Feeding model with large amount of data is often the key for success, but it’s not necessarily easy especially on graph data. Unlike images/languages in which we feed a mini-batch to the model for each round, it’s unclear how to select a mini-batch on a graph.
“Neighbor Explosion” Issue
A L-layer GNN (at least) aggregates information from all L-hop neighbors.
- For scalability of GNNs to large graphs, existing methods are either (1) sampling-based or (2) historical-embedding-based.
- Drawback: significantly increase computational time complexity in exchange for memory efficiency when scaling up to large graphs
Question: Can we develop a scalable training-framework of GNNs, both sub-linear computation and sub-linear memory cost in terms of number of nodes (i.e., graph size)?
An idea: apply count/tensor-sketching to graph convolution matrices.
However, this simple idea breaks when there are multi-layer nonlinear operators on top: sketch of nonlinear is not equal to nonlinear of the sketch. Therefore the nice theoretical guarantees that sketches are good approximations does not apply for multi-layer neural network.
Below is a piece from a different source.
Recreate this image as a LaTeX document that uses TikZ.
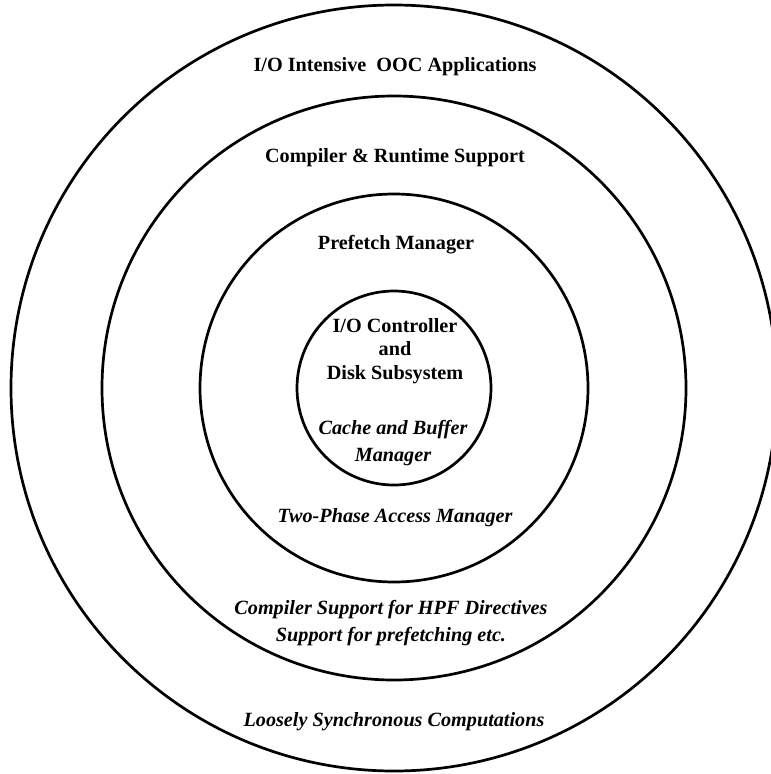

A Fix: Polynomial Tensor-Sketch of Nonlinear Activations.
To solve this problem, we develop a polynomial tensor-sketch theory to approximate the nonlinear activations. We first expand the element-wise non-linearity σ as a power series, and then approximate the powers using count/tensor sketch. In polynomial tensor-sketch, there are some coefficients that need to be learned. Han et al. design a coreset-based regression algorithm, which requires at least O(n) additional time and memory. We propose learning the coefficients that optimize the classification loss directly using gradient descent with simple L2 regularization.
This Polynomial Tensor-Sketch of Nonlinear Activation technique is not restricted to graph and can be applied to general data. We derived error bounds on approximation power of the original data.
As a result, we propose Sketch-GNN, a training paradigm that training GNNs atop sketches to the graph adjacency and sketches of the node embeddings.
Sketch-GNN: Sketch Approximated Update Rule
- We apply count/tensor sketch to graph size dimension, so that GNN update rule can be approximated with sublinear complexity to graph size.
- To improve sketch quality, we combine LSH with Sketching: data-dependent hash table.
- Apply learnable LSH and sparse forward-pass/back-propagation techniques to online update the hash tables and avoid O(n) in loss evaluation.
- Complexity of Sketch-GNN (where n is graph size, c is sketch size)
- Training O(c)
- Preprocessing O(n) [one-time cost]
- Inference O(n)
Experiments
- Sketch-GNN can outperform other sublinear training methods and generalize better across architectures.
- Sketch-GNN can roughly match the full-graph training performance.